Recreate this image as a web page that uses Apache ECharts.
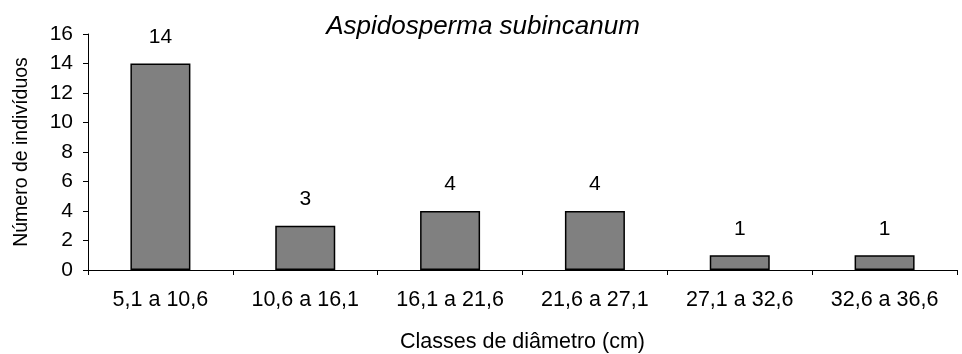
<!DOCTYPE html>
<html>
<head>
<meta charset="utf-8">
<script src="https://cdn.jsdelivr.net/npm/echarts@6/dist/echarts.min.js"></script>
<style>
html,body{margin:0;padding:0;background:#fff;}
#chart{width:962px;height:354px;}
</style>
</head>
<body>
<div id="chart"></div>
<script>
const titleText = 'Aspidosperma subincanum';
const categories = ['5,1 a 10,6', '10,6 a 16,1', '16,1 a 21,6', '21,6 a 27,1', '27,1 a 32,6', '32,6 a 36,6'];
const counts = [14, 3, 4, 4, 1, 1];
const xName = 'Classes de diâmetro (cm)';
const yName = 'Número de indivíduos';

const font = '"Liberation Sans", Arial, sans-serif';
const chart = echarts.init(document.getElementById('chart'), null, {renderer: 'canvas'});
chart.setOption({
  animation: false,
  backgroundColor: '#ffffff',
  title: {
    text: titleText,
    left: 478, top: 9, textAlign: 'center',
    textStyle: {fontFamily: font, fontSize: 26, fontStyle: 'italic', fontWeight: 'normal', color: '#000'}
  },
  grid: {left: 88, right: 5, top: 34, bottom: 84, containLabel: false, outerBoundsMode: 'none'},
  xAxis: {
    type: 'category',
    data: categories,
    name: xName,
    nameLocation: 'middle',
    nameGap: 61,
    nameTextStyle: {fontFamily: font, fontSize: 21.5, color: '#000'},
    axisLine: {lineStyle: {color: '#000', width: 1}},
    axisTick: {show: true, length: 5, lineStyle: {color: '#000'}},
    axisLabel: {fontFamily: font, fontSize: 21.5, color: '#000', margin: 19},
    splitLine: {show: false}
  },
  yAxis: {
    type: 'value',
    min: 0, max: 16, interval: 2,
    name: yName,
    nameLocation: 'middle',
    nameGap: 56,
    nameTextStyle: {fontFamily: font, fontSize: 19.5, color: '#000'},
    axisLine: {show: true, lineStyle: {color: '#000', width: 1}},
    axisTick: {show: true, length: 5, lineStyle: {color: '#000'}},
    axisLabel: {fontFamily: font, fontSize: 21, color: '#000', margin: 15},
    splitLine: {show: false}
  },
  series: [{
    type: 'bar',
    data: counts,
    barWidth: 60,
    itemStyle: {color: '#808080', borderColor: '#000', borderWidth: 1.5},
    label: {show: true, position: 'top', distance: 16, fontFamily: font, fontSize: 21, color: '#000'}
  }]
});
</script>
</body>
</html>
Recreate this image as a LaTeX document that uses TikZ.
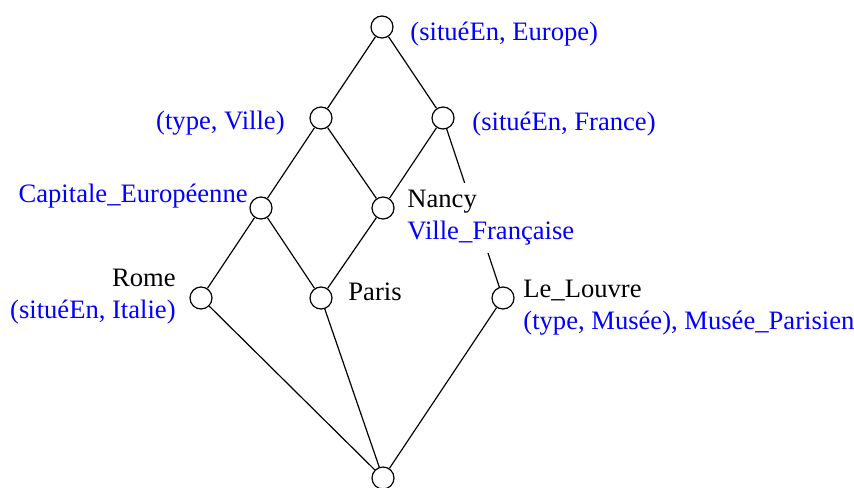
\documentclass[tikz,border=0pt]{standalone}
\usepackage{fontspec}
\setmainfont{Liberation Serif}
\begin{document}
\begin{tikzpicture}[x=0.5pt,y=-0.5pt,
  v/.style={circle,draw,minimum size=11pt,inner sep=0pt,line width=0.6pt,fill=white},
  edge/.style={line width=0.6pt},
  lbl/.style={font=\fontsize{13.3}{16}\selectfont,inner sep=0pt},
  box/.style={font=\fontsize{13.3}{16}\selectfont,inner sep=3.5pt,fill=white}]
\useasboundingbox (0,0) rectangle (854,487);
\node[v] (top) at (382,27) {};
\node[v] (tv) at (321,118) {};
\node[v] (fr) at (443,118) {};
\node[v] (cap) at (261,208) {};
\node[v] (nan) at (383,208) {};
\node[v] (rom) at (201,298) {};
\node[v] (par) at (321,298) {};
\node[v] (lou) at (503,298) {};
\node[v] (bot) at (383,478) {};
\draw[edge] (top) -- (tv);
\draw[edge] (top) -- (fr);
\draw[edge] (tv) -- (cap);
\draw[edge] (tv) -- (nan);
\draw[edge] (fr) -- (nan);
\draw[edge] (fr) -- (lou);
\draw[edge] (cap) -- (rom);
\draw[edge] (cap) -- (par);
\draw[edge] (nan) -- (par);
\draw[edge] (rom) -- (bot);
\draw[edge] (par) -- (bot);
\draw[edge] (lou) -- (bot);
\node[lbl,anchor=west,text=blue] (ltop) at (410,34) {(situéEn, Europe)};
\node[lbl,anchor=east,text=blue] (ltv) at (285,123) {(type, Ville)};
\node[lbl,anchor=west,text=blue] (lfr) at (472,124) {(situéEn, France)};
\node[lbl,anchor=east,text=blue] (lcap) at (248,196) {Capitale\_Européenne};
\node[box,anchor=west,align=left] (lnan) at (400,218) {Nancy\\\textcolor{blue}{Ville\_Française}};
\node[lbl,anchor=east,align=right] (lrom) at (176,297) {Rome\\\textcolor{blue}{(situéEn, Italie)}};
\node[lbl,anchor=west] (lpar) at (348,292) {Paris};
\node[lbl,anchor=west,align=left] (llou) at (523,308) {Le\_Louvre\\\textcolor{blue}{(type, Musée), Musée\_Parisien}};
\end{tikzpicture}
\end{document}
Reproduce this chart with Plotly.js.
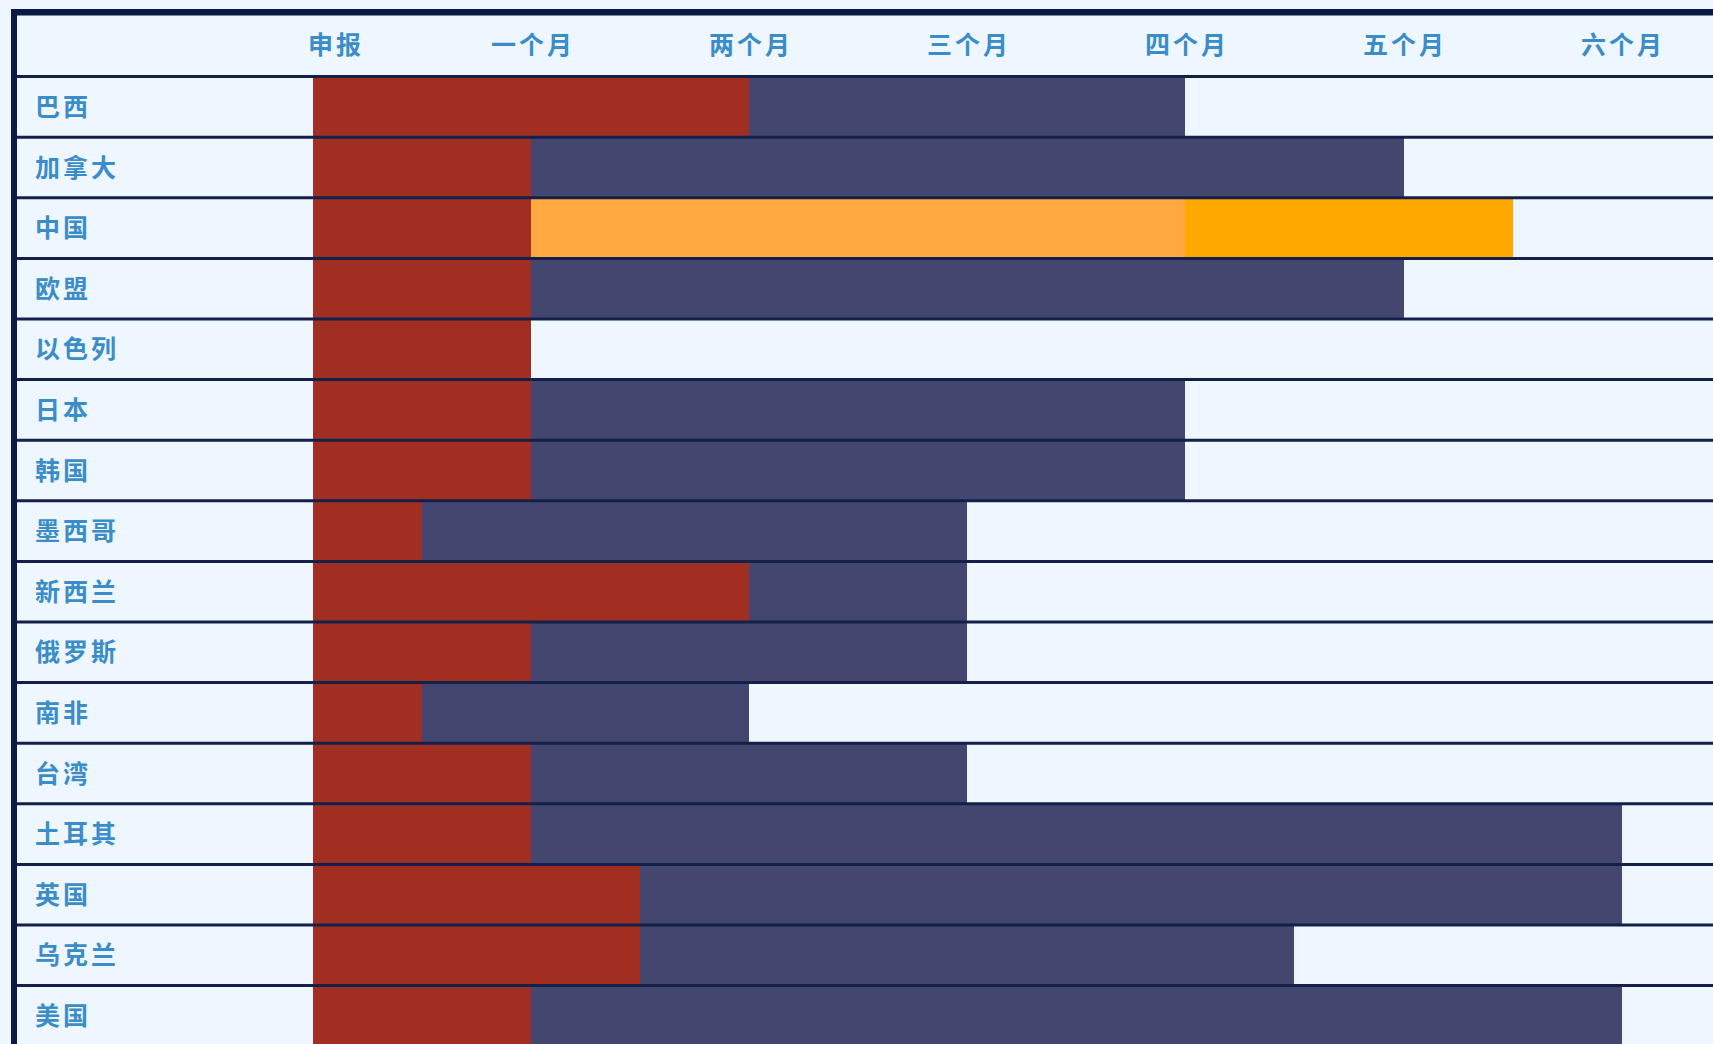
<!DOCTYPE html>
<html>
<head>
<meta charset="utf-8">
<script src="https://cdn.plot.ly/plotly-3.0.1.min.js"></script>
<style>
  html, body { margin: 0; padding: 0; background: #EEF6FF; }
  #chart { width: 1713px; height: 1044px; }
  .annotation-text { letter-spacing: 3px; }
</style>
</head>
<body>
<div id="chart"></div>
<script>
// ---- data ----
const countries = ['巴西','加拿大','中国','欧盟','以色列','日本','韩国','墨西哥','新西兰','俄罗斯','南非','台湾','土耳其','英国','乌克兰','美国'];
// end of the first (red) phase, in months
const phase1End = [2, 1, 1, 1, 1, 1, 1, 0.5, 2, 1, 0.5, 1, 1, 1.5, 1.5, 1];
// end of the second (navy) phase, in months (null = none)
const phase2End = [4, 5, null, 5, null, 4, 4, 3, 3, 3, 2, 3, 6, 6, 4.5, 6];
// China's special phases
const chinaRow = '中国';
const chinaPhaseAEnd = 4;    // light orange
const chinaPhaseBEnd = 5.5;  // orange
const tickVals = [0.1, 1, 2, 3, 4, 5, 6];
const tickText = ['申报','一个月','两个月','三个月','四个月','五个月','六个月'];

// ---- styles ----
const W = 1713, H = 1044;
const RED = '#A02F22', NAVY = '#43466E', LORANGE = '#FFA940', ORANGE = '#FFA800';
const BG = '#EEF6FF', LINE = '#15204A', BORDER = '#0B1A42', TXT = '#3A8DC9';
const FONT = '"Noto Sans CJK SC", "Noto Sans", sans-serif';

const rows = countries.map((_, i) => i);
const chinaIdx = countries.indexOf(chinaRow);

const traces = [];
// red phase
traces.push({
  type: 'bar', orientation: 'h', y: rows,
  base: rows.map(() => 0), x: phase1End, width: rows.map(() => 1),
  marker: { color: RED, line: { width: 0 } }, hoverinfo: 'skip', showlegend: false
});
// navy phase
const navyRows = [], navyBase = [], navyLen = [];
phase2End.forEach((e, i) => {
  if (e !== null) { navyRows.push(i); navyBase.push(phase1End[i]); navyLen.push(e - phase1End[i]); }
});
traces.push({
  type: 'bar', orientation: 'h', y: navyRows,
  base: navyBase, x: navyLen, width: navyRows.map(() => 1),
  marker: { color: NAVY, line: { width: 0 } }, hoverinfo: 'skip', showlegend: false
});
// China phases
traces.push({
  type: 'bar', orientation: 'h', y: [chinaIdx],
  base: [phase1End[chinaIdx]], x: [chinaPhaseAEnd - phase1End[chinaIdx]], width: [1],
  marker: { color: LORANGE, line: { width: 0 } }, hoverinfo: 'skip', showlegend: false
});
traces.push({
  type: 'bar', orientation: 'h', y: [chinaIdx],
  base: [chinaPhaseAEnd], x: [chinaPhaseBEnd - chinaPhaseAEnd], width: [1],
  marker: { color: ORANGE, line: { width: 0 } }, hoverinfo: 'skip', showlegend: false
});

// geometry in pixels
const plotLeftPx = 17, plotTopPx = 16;
const x0Px = 313, monthPx = 218.1;
const rowPx = 60.6;
const xMin = (plotLeftPx - x0Px) / monthPx;
const xMax = (W - x0Px) / monthPx;
const plotH = H - plotTopPx;
const yTop = -1.5;
const yBottom = yTop + plotH / rowPx;

const shapes = [];
// row separators
for (let k = -1; k < countries.length; k++) {
  shapes.push({
    type: 'line', xref: 'paper', yref: 'y',
    x0: plotLeftPx / W, x1: 1, y0: k + 0.5, y1: k + 0.5,
    line: { color: LINE, width: 3 }, layer: 'above'
  });
}
// frame borders
shapes.push({ type: 'rect', xref: 'paper', yref: 'paper',
  x0: 11 / W, x1: 1, y0: 1 - 15.5 / H, y1: 1 - 9 / H,
  fillcolor: BORDER, line: { width: 0 }, layer: 'above' });
shapes.push({ type: 'rect', xref: 'paper', yref: 'paper',
  x0: 11 / W, x1: 17 / W, y0: 0, y1: 1 - 9 / H,
  fillcolor: BORDER, line: { width: 0 }, layer: 'above' });

const annotations = [];
countries.forEach((c, i) => {
  annotations.push({
    xref: 'paper', yref: 'y', x: 33 / W, y: i, xanchor: 'left', yanchor: 'middle',
    yshift: 2,
    text: c, showarrow: false,
    font: { family: FONT, size: 25, color: TXT, weight: 'bold' }
  });
});
tickVals.forEach((v, i) => {
  annotations.push({
    xref: 'x', yref: 'y', x: v, y: -1, xanchor: 'center', yanchor: 'middle',
    xshift: 1.5, yshift: 3,
    text: tickText[i], showarrow: false,
    font: { family: FONT, size: 25, color: TXT, weight: 'bold' }
  });
});

const layout = {
  width: W, height: H, autosize: false,
  margin: { l: 0, r: 0, t: 0, b: 0, pad: 0 },
  paper_bgcolor: BG, plot_bgcolor: BG,
  barmode: 'overlay', bargap: 0,
  showlegend: false,
  xaxis: { domain: [plotLeftPx / W, 1], range: [xMin, xMax], showgrid: false, zeroline: false,
           showticklabels: false, ticks: '', showline: false, fixedrange: true },
  yaxis: { domain: [0, 1 - plotTopPx / H], range: [yBottom, yTop], showgrid: false, zeroline: false,
           showticklabels: false, ticks: '', showline: false, fixedrange: true },
  shapes: shapes,
  annotations: annotations
};

Plotly.newPlot('chart', traces, layout, { displayModeBar: false, staticPlot: true });
</script>
</body>
</html>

◆ ◆ ◆

Reproduce the material above from its first line through the line containing "const yName = 'Número de indivíduos';", both ends included, and skip every picture.

Recreate this image as a web page that uses Apache ECharts.
<!DOCTYPE html>
<html>
<head>
<meta charset="utf-8">
<script src="https://cdn.jsdelivr.net/npm/echarts@6/dist/echarts.min.js"></script>
<style>
html,body{margin:0;padding:0;background:#fff;}
#chart{width:962px;height:354px;}
</style>
</head>
<body>
<div id="chart"></div>
<script>
const titleText = 'Aspidosperma subincanum';
const categories = ['5,1 a 10,6', '10,6 a 16,1', '16,1 a 21,6', '21,6 a 27,1', '27,1 a 32,6', '32,6 a 36,6'];
const counts = [14, 3, 4, 4, 1, 1];
const xName = 'Classes de diâmetro (cm)';
const yName = 'Número de indivíduos';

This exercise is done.